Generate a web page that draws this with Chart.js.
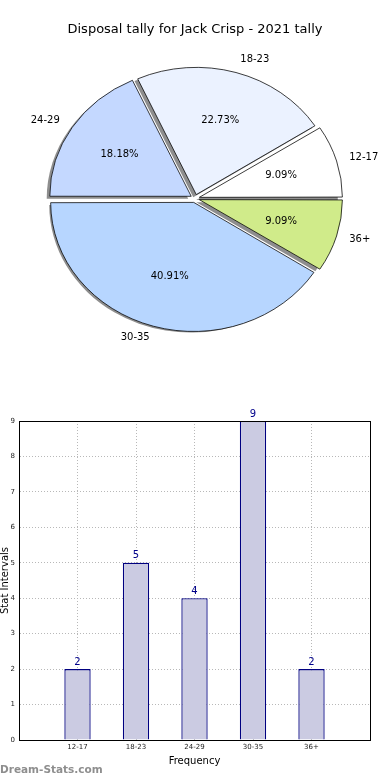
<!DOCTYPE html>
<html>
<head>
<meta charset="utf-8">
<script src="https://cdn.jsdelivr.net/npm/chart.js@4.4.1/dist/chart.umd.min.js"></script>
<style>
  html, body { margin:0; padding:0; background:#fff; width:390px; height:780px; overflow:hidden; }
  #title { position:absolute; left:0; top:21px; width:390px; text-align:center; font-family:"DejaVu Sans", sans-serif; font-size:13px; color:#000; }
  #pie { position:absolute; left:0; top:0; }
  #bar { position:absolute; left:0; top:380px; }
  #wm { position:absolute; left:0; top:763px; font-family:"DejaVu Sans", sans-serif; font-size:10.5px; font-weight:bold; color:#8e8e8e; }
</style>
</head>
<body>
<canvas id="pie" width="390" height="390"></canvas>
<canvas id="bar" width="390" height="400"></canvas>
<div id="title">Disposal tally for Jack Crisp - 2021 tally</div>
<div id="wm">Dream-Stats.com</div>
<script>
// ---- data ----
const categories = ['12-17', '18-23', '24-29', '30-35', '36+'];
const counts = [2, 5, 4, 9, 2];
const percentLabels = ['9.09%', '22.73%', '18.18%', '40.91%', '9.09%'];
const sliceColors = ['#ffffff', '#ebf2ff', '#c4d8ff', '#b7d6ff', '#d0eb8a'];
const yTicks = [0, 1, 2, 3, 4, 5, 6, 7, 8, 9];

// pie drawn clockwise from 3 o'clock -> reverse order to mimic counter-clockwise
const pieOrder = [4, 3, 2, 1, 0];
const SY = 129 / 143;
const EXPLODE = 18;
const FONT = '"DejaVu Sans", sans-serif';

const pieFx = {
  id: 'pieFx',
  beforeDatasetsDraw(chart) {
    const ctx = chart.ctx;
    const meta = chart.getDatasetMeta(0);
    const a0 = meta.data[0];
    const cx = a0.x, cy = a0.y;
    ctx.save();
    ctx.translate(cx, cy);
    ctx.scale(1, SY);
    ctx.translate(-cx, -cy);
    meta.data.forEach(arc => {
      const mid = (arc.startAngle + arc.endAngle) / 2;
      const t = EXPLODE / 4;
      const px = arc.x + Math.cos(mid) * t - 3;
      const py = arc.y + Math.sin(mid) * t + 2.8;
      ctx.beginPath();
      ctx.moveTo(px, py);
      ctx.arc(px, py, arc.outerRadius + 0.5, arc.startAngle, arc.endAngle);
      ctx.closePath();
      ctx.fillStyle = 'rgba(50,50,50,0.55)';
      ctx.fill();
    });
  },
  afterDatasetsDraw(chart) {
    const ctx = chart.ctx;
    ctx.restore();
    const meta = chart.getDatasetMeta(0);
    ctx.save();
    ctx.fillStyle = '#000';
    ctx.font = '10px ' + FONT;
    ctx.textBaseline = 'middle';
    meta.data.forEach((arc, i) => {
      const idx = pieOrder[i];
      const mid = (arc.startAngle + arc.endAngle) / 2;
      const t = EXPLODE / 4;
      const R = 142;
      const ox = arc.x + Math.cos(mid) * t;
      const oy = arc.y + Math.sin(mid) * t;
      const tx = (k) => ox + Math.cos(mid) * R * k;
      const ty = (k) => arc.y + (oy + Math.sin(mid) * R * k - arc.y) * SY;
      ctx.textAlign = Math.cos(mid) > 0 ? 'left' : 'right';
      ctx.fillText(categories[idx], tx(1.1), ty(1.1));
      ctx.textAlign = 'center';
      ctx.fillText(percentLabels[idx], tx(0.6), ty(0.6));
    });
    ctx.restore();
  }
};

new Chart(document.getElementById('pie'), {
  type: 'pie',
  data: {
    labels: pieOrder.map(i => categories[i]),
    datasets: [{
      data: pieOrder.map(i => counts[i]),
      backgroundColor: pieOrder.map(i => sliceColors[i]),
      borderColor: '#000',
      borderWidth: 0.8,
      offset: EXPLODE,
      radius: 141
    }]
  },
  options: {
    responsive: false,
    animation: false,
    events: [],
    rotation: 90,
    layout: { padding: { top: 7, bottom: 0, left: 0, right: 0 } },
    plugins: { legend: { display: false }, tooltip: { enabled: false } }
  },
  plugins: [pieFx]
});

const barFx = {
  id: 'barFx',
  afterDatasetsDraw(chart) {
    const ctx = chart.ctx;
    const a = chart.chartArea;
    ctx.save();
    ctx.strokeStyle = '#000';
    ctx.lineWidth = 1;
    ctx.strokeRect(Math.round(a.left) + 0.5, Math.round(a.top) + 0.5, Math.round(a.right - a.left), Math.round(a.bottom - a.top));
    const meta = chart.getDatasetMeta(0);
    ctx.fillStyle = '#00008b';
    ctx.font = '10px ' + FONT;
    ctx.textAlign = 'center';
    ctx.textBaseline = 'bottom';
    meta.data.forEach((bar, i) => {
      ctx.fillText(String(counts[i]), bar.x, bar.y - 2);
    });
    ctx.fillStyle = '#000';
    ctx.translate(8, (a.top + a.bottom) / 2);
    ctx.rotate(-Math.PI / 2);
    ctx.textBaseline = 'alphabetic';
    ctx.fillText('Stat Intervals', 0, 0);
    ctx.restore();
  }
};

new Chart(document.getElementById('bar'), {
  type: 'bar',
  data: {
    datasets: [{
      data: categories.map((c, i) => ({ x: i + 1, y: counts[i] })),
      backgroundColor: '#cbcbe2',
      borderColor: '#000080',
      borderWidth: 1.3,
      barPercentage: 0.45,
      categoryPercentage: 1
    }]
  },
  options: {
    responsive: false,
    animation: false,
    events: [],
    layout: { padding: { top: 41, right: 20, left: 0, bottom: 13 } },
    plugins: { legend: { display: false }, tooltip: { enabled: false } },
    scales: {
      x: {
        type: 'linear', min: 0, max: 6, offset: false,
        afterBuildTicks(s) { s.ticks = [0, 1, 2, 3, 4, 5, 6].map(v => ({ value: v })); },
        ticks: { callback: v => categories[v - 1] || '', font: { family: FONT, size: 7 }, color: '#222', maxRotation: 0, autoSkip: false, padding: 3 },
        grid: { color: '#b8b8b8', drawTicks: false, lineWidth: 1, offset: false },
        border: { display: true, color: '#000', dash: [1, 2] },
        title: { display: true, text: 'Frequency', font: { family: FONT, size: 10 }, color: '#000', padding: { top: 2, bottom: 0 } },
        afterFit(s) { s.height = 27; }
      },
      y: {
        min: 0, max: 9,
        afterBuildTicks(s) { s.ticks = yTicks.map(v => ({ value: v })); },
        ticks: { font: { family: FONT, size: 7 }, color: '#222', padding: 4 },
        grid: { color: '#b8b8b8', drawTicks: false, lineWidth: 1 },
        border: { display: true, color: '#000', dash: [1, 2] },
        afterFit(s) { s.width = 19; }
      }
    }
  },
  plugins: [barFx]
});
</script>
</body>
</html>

§ **What you will do**: Each line of the data should be quoted exactly, with pictures left out.

§ **Answer to the task**:
Generate a web page that draws this with Chart.js.
<!DOCTYPE html>
<html>
<head>
<meta charset="utf-8">
<script src="https://cdn.jsdelivr.net/npm/chart.js@4.4.1/dist/chart.umd.min.js"></script>
<style>
  html, body { margin:0; padding:0; background:#fff; width:390px; height:780px; overflow:hidden; }
  #title { position:absolute; left:0; top:21px; width:390px; text-align:center; font-family:"DejaVu Sans", sans-serif; font-size:13px; color:#000; }
  #pie { position:absolute; left:0; top:0; }
  #bar { position:absolute; left:0; top:380px; }
  #wm { position:absolute; left:0; top:763px; font-family:"DejaVu Sans", sans-serif; font-size:10.5px; font-weight:bold; color:#8e8e8e; }
</style>
</head>
<body>
<canvas id="pie" width="390" height="390"></canvas>
<canvas id="bar" width="390" height="400"></canvas>
<div id="title">Disposal tally for Jack Crisp - 2021 tally</div>
<div id="wm">Dream-Stats.com</div>
<script>
// ---- data ----
const categories = ['12-17', '18-23', '24-29', '30-35', '36+'];
const counts = [2, 5, 4, 9, 2];
const percentLabels = ['9.09%', '22.73%', '18.18%', '40.91%', '9.09%'];
const sliceColors = ['#ffffff', '#ebf2ff', '#c4d8ff', '#b7d6ff', '#d0eb8a'];
const yTicks = [0, 1, 2, 3, 4, 5, 6, 7, 8, 9];

// pie drawn clockwise from 3 o'clock -> reverse order to mimic counter-clockwise
const pieOrder = [4, 3, 2, 1, 0];
const SY = 129 / 143;
const EXPLODE = 18;
const FONT = '"DejaVu Sans", sans-serif';

const pieFx = {
  id: 'pieFx',
  beforeDatasetsDraw(chart) {
    const ctx = chart.ctx;
    const meta = chart.getDatasetMeta(0);
    const a0 = meta.data[0];
    const cx = a0.x, cy = a0.y;
    ctx.save();
    ctx.translate(cx, cy);
    ctx.scale(1, SY);
    ctx.translate(-cx, -cy);
    meta.data.forEach(arc => {
      const mid = (arc.startAngle + arc.endAngle) / 2;
      const t = EXPLODE / 4;
      const px = arc.x + Math.cos(mid) * t - 3;
      const py = arc.y + Math.sin(mid) * t + 2.8;
      ctx.beginPath();
      ctx.moveTo(px, py);
      ctx.arc(px, py, arc.outerRadius + 0.5, arc.startAngle, arc.endAngle);
      ctx.closePath();
      ctx.fillStyle = 'rgba(50,50,50,0.55)';
      ctx.fill();
    });
  },
  afterDatasetsDraw(chart) {
    const ctx = chart.ctx;
    ctx.restore();
    const meta = chart.getDatasetMeta(0);
    ctx.save();
    ctx.fillStyle = '#000';
    ctx.font = '10px ' + FONT;
    ctx.textBaseline = 'middle';
    meta.data.forEach((arc, i) => {
      const idx = pieOrder[i];
      const mid = (arc.startAngle + arc.endAngle) / 2;
      const t = EXPLODE / 4;
      const R = 142;
      const ox = arc.x + Math.cos(mid) * t;
      const oy = arc.y + Math.sin(mid) * t;
      const tx = (k) => ox + Math.cos(mid) * R * k;
      const ty = (k) => arc.y + (oy + Math.sin(mid) * R * k - arc.y) * SY;
      ctx.textAlign = Math.cos(mid) > 0 ? 'left' : 'right';
      ctx.fillText(categories[idx], tx(1.1), ty(1.1));
      ctx.textAlign = 'center';
      ctx.fillText(percentLabels[idx], tx(0.6), ty(0.6));
    });
    ctx.restore();
  }
};

new Chart(document.getElementById('pie'), {
  type: 'pie',
  data: {
    labels: pieOrder.map(i => categories[i]),
    datasets: [{
      data: pieOrder.map(i => counts[i]),
      backgroundColor: pieOrder.map(i => sliceColors[i]),
      borderColor: '#000',
      borderWidth: 0.8,
      offset: EXPLODE,
      radius: 141
    }]
  },
  options: {
    responsive: false,
    animation: false,
    events: [],
    rotation: 90,
    layout: { padding: { top: 7, bottom: 0, left: 0, right: 0 } },
    plugins: { legend: { display: false }, tooltip: { enabled: false } }
  },
  plugins: [pieFx]
});

const barFx = {
  id: 'barFx',
  afterDatasetsDraw(chart) {
    const ctx = chart.ctx;
    const a = chart.chartArea;
    ctx.save();
    ctx.strokeStyle = '#000';
    ctx.lineWidth = 1;
    ctx.strokeRect(Math.round(a.left) + 0.5, Math.round(a.top) + 0.5, Math.round(a.right - a.left), Math.round(a.bottom - a.top));
    const meta = chart.getDatasetMeta(0);
    ctx.fillStyle = '#00008b';
    ctx.font = '10px ' + FONT;
    ctx.textAlign = 'center';
    ctx.textBaseline = 'bottom';
    meta.data.forEach((bar, i) => {
      ctx.fillText(String(counts[i]), bar.x, bar.y - 2);
    });
    ctx.fillStyle = '#000';
    ctx.translate(8, (a.top + a.bottom) / 2);
    ctx.rotate(-Math.PI / 2);
    ctx.textBaseline = 'alphabetic';
    ctx.fillText('Stat Intervals', 0, 0);
    ctx.restore();
  }
};

new Chart(document.getElementById('bar'), {
  type: 'bar',
  data: {
    datasets: [{
      data: categories.map((c, i) => ({ x: i + 1, y: counts[i] })),
      backgroundColor: '#cbcbe2',
      borderColor: '#000080',
      borderWidth: 1.3,
      barPercentage: 0.45,
      categoryPercentage: 1
    }]
  },
  options: {
    responsive: false,
    animation: false,
    events: [],
    layout: { padding: { top: 41, right: 20, left: 0, bottom: 13 } },
    plugins: { legend: { display: false }, tooltip: { enabled: false } },
    scales: {
      x: {
        type: 'linear', min: 0, max: 6, offset: false,
        afterBuildTicks(s) { s.ticks = [0, 1, 2, 3, 4, 5, 6].map(v => ({ value: v })); },
        ticks: { callback: v => categories[v - 1] || '', font: { family: FONT, size: 7 }, color: '#222', maxRotation: 0, autoSkip: false, padding: 3 },
        grid: { color: '#b8b8b8', drawTicks: false, lineWidth: 1, offset: false },
        border: { display: true, color: '#000', dash: [1, 2] },
        title: { display: true, text: 'Frequency', font: { family: FONT, size: 10 }, color: '#000', padding: { top: 2, bottom: 0 } },
        afterFit(s) { s.height = 27; }
      },
      y: {
        min: 0, max: 9,
        afterBuildTicks(s) { s.ticks = yTicks.map(v => ({ value: v })); },
        ticks: { font: { family: FONT, size: 7 }, color: '#222', padding: 4 },
        grid: { color: '#b8b8b8', drawTicks: false, lineWidth: 1 },
        border: { display: true, color: '#000', dash: [1, 2] },
        afterFit(s) { s.width = 19; }
      }
    }
  },
  plugins: [barFx]
});
</script>
</body>
</html>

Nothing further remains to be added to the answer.